I że Cię nie opuszczę – recenzja filmu

Miłość ma wiele odcieni. Może być nieszczęśliwa, krótkotrwała, platoniczna, zaborcza a niekiedy i chora. Od czasu do czasu jednak dwoje ludzi zostaje obdarowanych jej najpiękniejszą odmianą – szczerą, bezgraniczną i potrafiącą przetrwać każdą burzę. Każdy, kto doświadczy właśnie takiego rodzaju miłości może czuć się wyróżniony i szczęśliwy. Niestety, los czasem bywa kapryśny i zamiast wiecznej sielanki wywraca nasze życie do góry nogami.

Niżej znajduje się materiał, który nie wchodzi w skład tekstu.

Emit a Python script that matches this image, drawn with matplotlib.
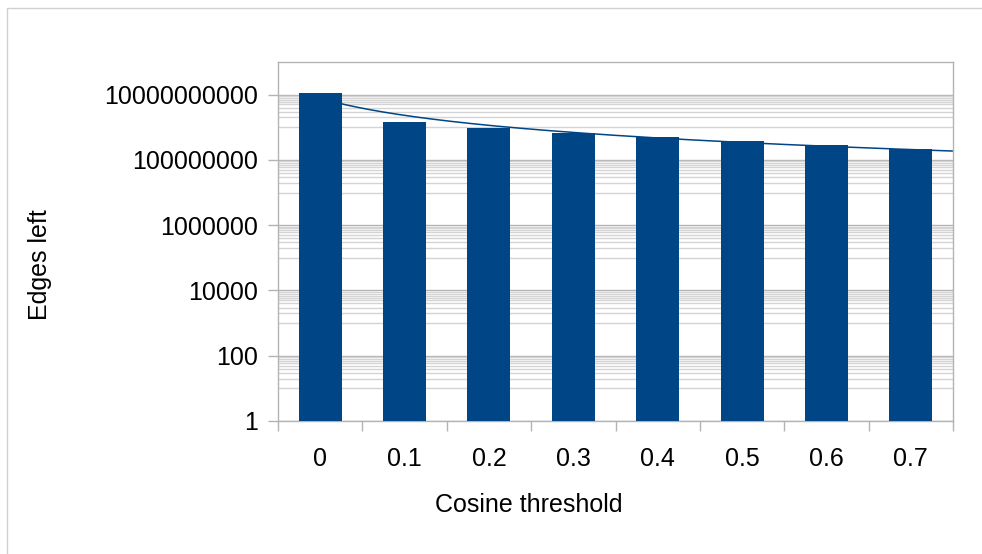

Paige ( Rachel McAdams ) i Leo ( Channing Tatum ) to małżeństwo z pięcioletnim stażem. Wszystko w ich życiu wydaje się idealne – są zakochani, mają satysfakcjonujące prace, oddanych przyjaciół i zaczynają myśleć o dziecku. Te radosne chwile przerywa nieszczęśliwy wypadek, w wyniku którego Paige traci pamięć. Co najgorsze utracone wspomnienia obejmują okres od momentu gdy bohaterka poznała swojego męża. Dla niego to cios w samo serce, w jednej chwili traci miłość swojego życia. O ile Paige nie za bardzo przejmuje się zaistniałą sytuacją i skupia się na odnowieniu rodzinnych relacji oraz odzyskaniu byłego narzeczone, o tyle zdeterminowany Leo postanawia zawalczyć o jej względy i ponownie ją w sobie rozkochać. Można się domyślić, że nie będzie mu łatwo – przeciw sobie ma wszystkich z ojcem Paige i jego książeczką czekową na czele.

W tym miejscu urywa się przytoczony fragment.